» **WHAT YOU WILL DO**: Reproduce the data below in full and exclude every picture.

[start INFORMATION SUPPLIED]

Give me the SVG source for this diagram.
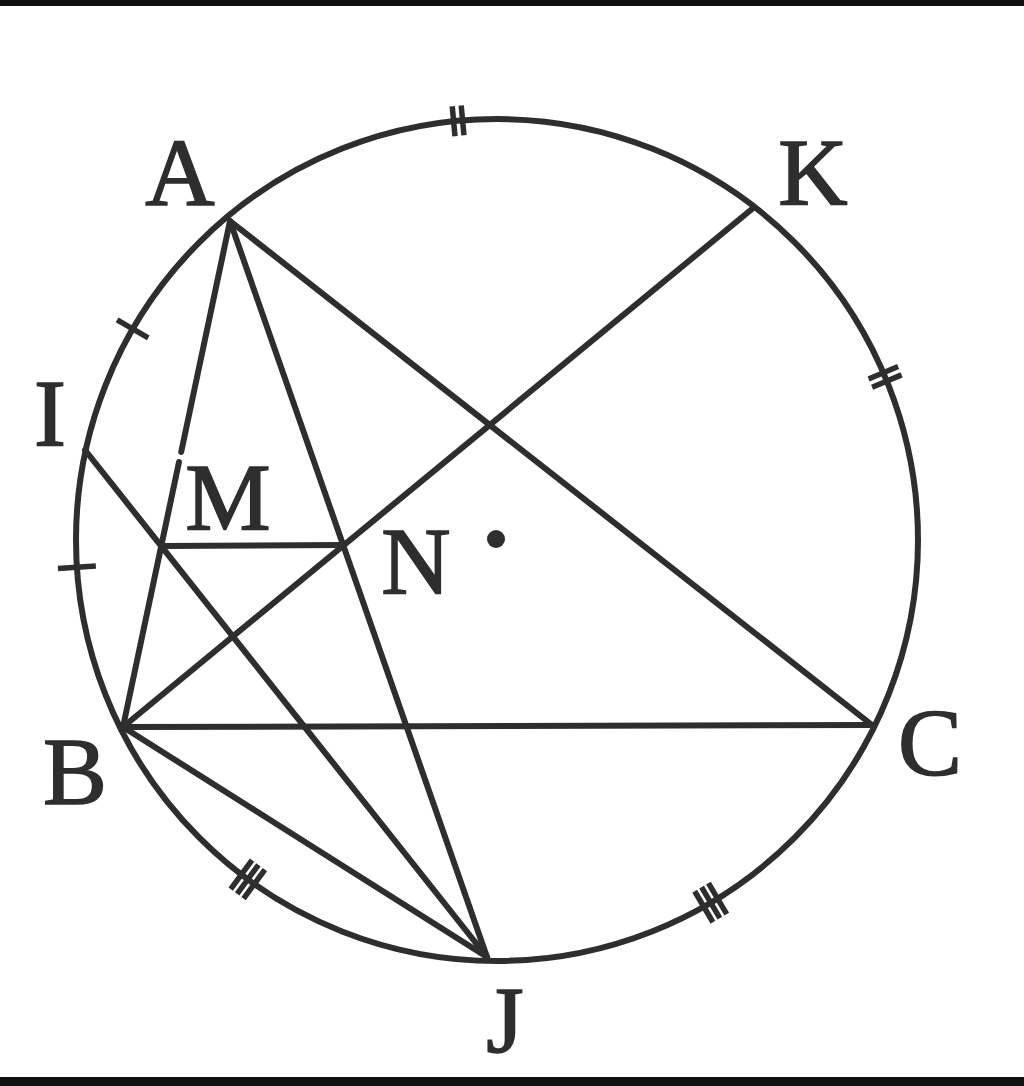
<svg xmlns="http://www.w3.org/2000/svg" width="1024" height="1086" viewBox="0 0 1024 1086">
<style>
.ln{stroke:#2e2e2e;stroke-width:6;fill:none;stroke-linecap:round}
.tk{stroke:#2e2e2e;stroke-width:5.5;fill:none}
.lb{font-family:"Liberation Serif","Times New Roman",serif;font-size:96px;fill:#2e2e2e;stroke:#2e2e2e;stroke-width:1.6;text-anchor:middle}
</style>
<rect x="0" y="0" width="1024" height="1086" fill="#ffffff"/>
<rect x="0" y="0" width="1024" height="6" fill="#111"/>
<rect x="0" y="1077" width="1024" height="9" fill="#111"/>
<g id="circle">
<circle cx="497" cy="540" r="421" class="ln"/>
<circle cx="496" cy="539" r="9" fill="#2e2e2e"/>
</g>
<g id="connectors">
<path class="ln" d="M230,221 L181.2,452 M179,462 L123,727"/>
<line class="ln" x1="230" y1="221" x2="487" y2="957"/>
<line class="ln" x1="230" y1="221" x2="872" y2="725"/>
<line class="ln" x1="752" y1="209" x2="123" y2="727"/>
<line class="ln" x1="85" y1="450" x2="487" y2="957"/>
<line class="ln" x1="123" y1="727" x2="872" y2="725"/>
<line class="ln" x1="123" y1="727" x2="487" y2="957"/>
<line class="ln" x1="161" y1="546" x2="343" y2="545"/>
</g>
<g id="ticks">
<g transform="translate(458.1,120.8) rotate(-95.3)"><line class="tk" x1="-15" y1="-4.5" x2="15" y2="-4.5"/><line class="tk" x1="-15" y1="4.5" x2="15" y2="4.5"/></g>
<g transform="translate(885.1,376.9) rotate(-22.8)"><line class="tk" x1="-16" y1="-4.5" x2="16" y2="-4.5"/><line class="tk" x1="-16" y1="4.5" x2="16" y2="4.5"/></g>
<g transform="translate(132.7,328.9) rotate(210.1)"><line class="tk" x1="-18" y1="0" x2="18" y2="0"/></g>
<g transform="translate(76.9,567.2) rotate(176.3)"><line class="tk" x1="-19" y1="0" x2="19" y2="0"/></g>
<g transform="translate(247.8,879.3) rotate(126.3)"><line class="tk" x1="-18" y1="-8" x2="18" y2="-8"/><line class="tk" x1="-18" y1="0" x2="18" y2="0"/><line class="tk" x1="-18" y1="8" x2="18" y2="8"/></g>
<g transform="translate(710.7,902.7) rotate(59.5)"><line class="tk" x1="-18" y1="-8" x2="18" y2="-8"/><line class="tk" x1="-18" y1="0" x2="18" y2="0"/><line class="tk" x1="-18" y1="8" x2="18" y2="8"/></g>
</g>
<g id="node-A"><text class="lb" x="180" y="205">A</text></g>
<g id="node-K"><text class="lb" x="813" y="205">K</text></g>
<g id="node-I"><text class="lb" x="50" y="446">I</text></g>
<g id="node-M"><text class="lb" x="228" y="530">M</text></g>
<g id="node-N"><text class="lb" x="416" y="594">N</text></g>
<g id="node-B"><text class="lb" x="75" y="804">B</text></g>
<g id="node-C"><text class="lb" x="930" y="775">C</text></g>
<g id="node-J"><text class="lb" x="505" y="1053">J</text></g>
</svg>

[end INFORMATION SUPPLIED]

» **ANSWER**:
Give me the SVG source for this diagram.
<svg xmlns="http://www.w3.org/2000/svg" width="1024" height="1086" viewBox="0 0 1024 1086">
<style>
.ln{stroke:#2e2e2e;stroke-width:6;fill:none;stroke-linecap:round}
.tk{stroke:#2e2e2e;stroke-width:5.5;fill:none}
.lb{font-family:"Liberation Serif","Times New Roman",serif;font-size:96px;fill:#2e2e2e;stroke:#2e2e2e;stroke-width:1.6;text-anchor:middle}
</style>
<rect x="0" y="0" width="1024" height="1086" fill="#ffffff"/>
<rect x="0" y="0" width="1024" height="6" fill="#111"/>
<rect x="0" y="1077" width="1024" height="9" fill="#111"/>
<g id="circle">
<circle cx="497" cy="540" r="421" class="ln"/>
<circle cx="496" cy="539" r="9" fill="#2e2e2e"/>
</g>
<g id="connectors">
<path class="ln" d="M230,221 L181.2,452 M179,462 L123,727"/>
<line class="ln" x1="230" y1="221" x2="487" y2="957"/>
<line class="ln" x1="230" y1="221" x2="872" y2="725"/>
<line class="ln" x1="752" y1="209" x2="123" y2="727"/>
<line class="ln" x1="85" y1="450" x2="487" y2="957"/>
<line class="ln" x1="123" y1="727" x2="872" y2="725"/>
<line class="ln" x1="123" y1="727" x2="487" y2="957"/>
<line class="ln" x1="161" y1="546" x2="343" y2="545"/>
</g>
<g id="ticks">
<g transform="translate(458.1,120.8) rotate(-95.3)"><line class="tk" x1="-15" y1="-4.5" x2="15" y2="-4.5"/><line class="tk" x1="-15" y1="4.5" x2="15" y2="4.5"/></g>
<g transform="translate(885.1,376.9) rotate(-22.8)"><line class="tk" x1="-16" y1="-4.5" x2="16" y2="-4.5"/><line class="tk" x1="-16" y1="4.5" x2="16" y2="4.5"/></g>
<g transform="translate(132.7,328.9) rotate(210.1)"><line class="tk" x1="-18" y1="0" x2="18" y2="0"/></g>
<g transform="translate(76.9,567.2) rotate(176.3)"><line class="tk" x1="-19" y1="0" x2="19" y2="0"/></g>
<g transform="translate(247.8,879.3) rotate(126.3)"><line class="tk" x1="-18" y1="-8" x2="18" y2="-8"/><line class="tk" x1="-18" y1="0" x2="18" y2="0"/><line class="tk" x1="-18" y1="8" x2="18" y2="8"/></g>
<g transform="translate(710.7,902.7) rotate(59.5)"><line class="tk" x1="-18" y1="-8" x2="18" y2="-8"/><line class="tk" x1="-18" y1="0" x2="18" y2="0"/><line class="tk" x1="-18" y1="8" x2="18" y2="8"/></g>
</g>
<g id="node-A"><text class="lb" x="180" y="205">A</text></g>
<g id="node-K"><text class="lb" x="813" y="205">K</text></g>
<g id="node-I"><text class="lb" x="50" y="446">I</text></g>
<g id="node-M"><text class="lb" x="228" y="530">M</text></g>
<g id="node-N"><text class="lb" x="416" y="594">N</text></g>
<g id="node-B"><text class="lb" x="75" y="804">B</text></g>
<g id="node-C"><text class="lb" x="930" y="775">C</text></g>
<g id="node-J"><text class="lb" x="505" y="1053">J</text></g>
</svg>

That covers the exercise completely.